Show all lines holding the string "chart".

── GIVEN MATERIAL

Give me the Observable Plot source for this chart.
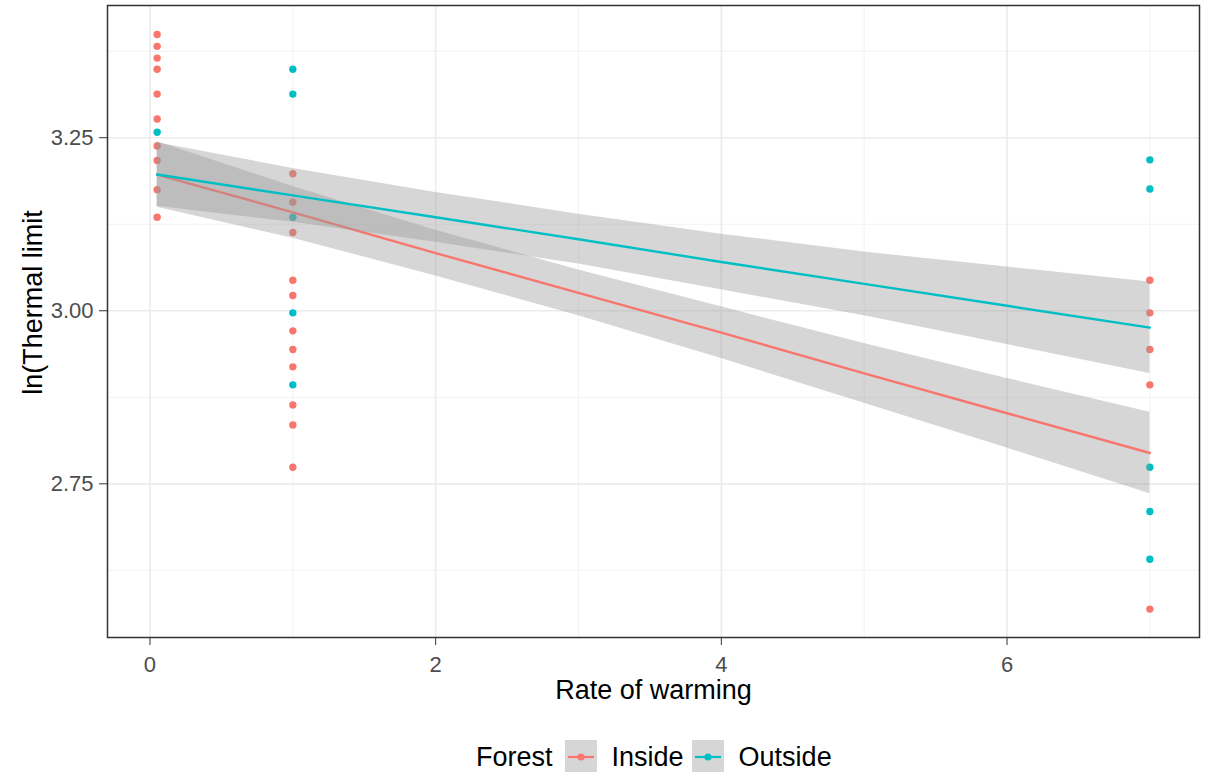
<!DOCTYPE html>
<html>
<head>
<meta charset="utf-8">
<script src="https://cdn.jsdelivr.net/npm/d3@7"></script>
<script src="https://cdn.jsdelivr.net/npm/@observablehq/plot@0.6"></script>
<style>
  body { margin: 0; background: #fff; font-family: "Liberation Sans", Arial, sans-serif; }
  #wrap { position: relative; width: 1209px; height: 772px; }
  #legend { position: absolute; left: 476px; top: 739px; display: flex; align-items: center; height: 36px; font-size: 27px; color: #000; }
  #legend .lab { margin-right: 12px; }
  #legend .item { margin-left: 15px; margin-right: 8px; }
</style>
</head>
<body>
<div id="wrap">
  <div id="chart"></div>
  <div id="legend"></div>
</div>
<script>
// ---- data ----
const groups = ["Inside", "Outside"];
const groupColors = ["#F8766D", "#00BFC4"];

const insideRate = [0.05,0.05,0.05,0.05,0.05,0.05,0.05,0.05,0.05,0.05,
                    1,1,1,1,1,1,1,1,1,1,1,
                    7,7,7,7,7];
const insideLimit = [3.399,3.382,3.365,3.349,3.313,3.277,3.238,3.217,3.175,3.135,
                     3.198,3.157,3.113,3.044,3.022,2.971,2.944,2.919,2.864,2.835,2.774,
                     3.044,2.997,2.944,2.893,2.569];

const outsideRate = [0.05, 1,1,1,1,1, 7,7,7,7,7];
const outsideLimit = [3.258, 3.349,3.313,3.135,2.997,2.893, 3.218,3.176,2.774,2.710,2.641];

// fitted lines and confidence bands
const fitRate = [0.05, 1, 2, 3, 4, 5, 6, 7];
const insideFit = [3.1968, 3.1422, 3.0833, 3.0259, 2.9684, 2.9095, 2.8520, 2.7945];
const insideLo  = [3.1494, 3.1049, 3.0503, 2.9928, 2.9310, 2.8664, 2.8017, 2.7356];
const insideHi  = [3.2443, 3.1796, 3.1164, 3.0589, 3.0057, 2.9526, 2.9023, 2.8534];
const outsideFit = [3.1968, 3.1667, 3.1351, 3.1034, 3.0704, 3.0388, 3.0072, 2.9756];
const outsideLo  = [3.1509, 3.1279, 3.0991, 3.0675, 3.0302, 2.9928, 2.9511, 2.9095];
const outsideHi  = [3.2428, 3.2055, 3.1710, 3.1394, 3.1106, 3.0848, 3.0632, 3.0417];

const xMajor = [0, 2, 4, 6];
const xMinor = [1, 3, 5, 7];
const yMajor = [2.75, 3.00, 3.25];
const yMinor = [2.625, 2.875, 3.125, 3.375];

const xTitle = "Rate of warming";
const yTitle = "ln(Thermal limit";
const legendTitle = "Forest";

// ---- build tables ----
const points = [
  ...insideRate.map((r, i) => ({rate: r, limit: insideLimit[i], forest: "Inside"})),
  ...outsideRate.map((r, i) => ({rate: r, limit: outsideLimit[i], forest: "Outside"}))
];
const insideBand = fitRate.map((r, i) => ({rate: r, fit: insideFit[i], lo: insideLo[i], hi: insideHi[i], forest: "Inside"}));
const outsideBand = fitRate.map((r, i) => ({rate: r, fit: outsideFit[i], lo: outsideLo[i], hi: outsideHi[i], forest: "Outside"}));

const xDomain = [-0.2975, 7.3475];
const yDomain = [2.528, 3.441];

const chart = Plot.plot({
  width: 1209,
  height: 720,
  marginLeft: 107,
  marginRight: 10,
  marginTop: 5,
  marginBottom: 83,
  style: {fontFamily: "'Liberation Sans', Arial, sans-serif", background: "#fff"},
  x: {domain: xDomain},
  y: {domain: yDomain},
  color: {domain: groups, range: groupColors},
  marks: [
    Plot.ruleX(xMinor, {stroke: "#f2f2f2", strokeWidth: 1}),
    Plot.ruleY(yMinor, {stroke: "#f2f2f2", strokeWidth: 1}),
    Plot.ruleX(xMajor, {stroke: "#ebebeb", strokeWidth: 1.6}),
    Plot.ruleY(yMajor, {stroke: "#ebebeb", strokeWidth: 1.6}),
    Plot.dot(points, {x: "rate", y: "limit", fill: "forest", r: 3.7}),
    Plot.areaY(insideBand, {x: "rate", y1: "lo", y2: "hi", fill: "#999999", fillOpacity: 0.4}),
    Plot.line(insideBand, {x: "rate", y: "fit", stroke: "forest", strokeWidth: 2.4}),
    Plot.areaY(outsideBand, {x: "rate", y1: "lo", y2: "hi", fill: "#999999", fillOpacity: 0.4}),
    Plot.line(outsideBand, {x: "rate", y: "fit", stroke: "forest", strokeWidth: 2.4}),
    Plot.frame({stroke: "#333333", strokeWidth: 1.5}),
    Plot.axisX({ticks: xMajor, tickSize: 8, tickPadding: 11, fontSize: 22, stroke: "#333333", fill: "#4d4d4d", label: null, tickFormat: d => String(d)}),
    Plot.axisY({ticks: yMajor, tickSize: 8, tickPadding: 6, fontSize: 22, stroke: "#333333", fill: "#4d4d4d", label: null, tickFormat: d3.format(".2f")}),
    Plot.text([xTitle], {frameAnchor: "bottom", textAnchor: "middle", lineAnchor: "middle", dy: 53, fontSize: 27, fill: "#000"}),
    Plot.text([yTitle], {frameAnchor: "left", textAnchor: "middle", lineAnchor: "middle", dx: -74, dy: -19, rotate: -90, fontSize: 27, fill: "#000"})
  ]
});
document.getElementById("chart").appendChild(chart);

// ---- legend ----
const legend = document.getElementById("legend");
const lt = document.createElement("span");
lt.className = "lab";
lt.textContent = legendTitle;
legend.appendChild(lt);
groups.forEach((g, i) => {
  const ns = "http://www.w3.org/2000/svg";
  const svg = document.createElementNS(ns, "svg");
  svg.setAttribute("width", 32);
  svg.setAttribute("height", 34);
  svg.innerHTML = `<rect x="0" y="0" width="32" height="34" fill="#999999" fill-opacity="0.4"></rect>
    <line x1="3" x2="29" y1="17" y2="17" stroke="${groupColors[i]}" stroke-width="2.2"></line>
    <circle cx="16" cy="17" r="3.6" fill="${groupColors[i]}"></circle>`;
  legend.appendChild(svg);
  const s = document.createElement("span");
  s.className = "item";
  s.textContent = g;
  legend.appendChild(s);
});
</script>
</body>
</html>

────

FULL RESPONSE:
Give me the Observable Plot source for this chart.
  <div id="chart"></div>
const chart = Plot.plot({
document.getElementById("chart").appendChild(chart);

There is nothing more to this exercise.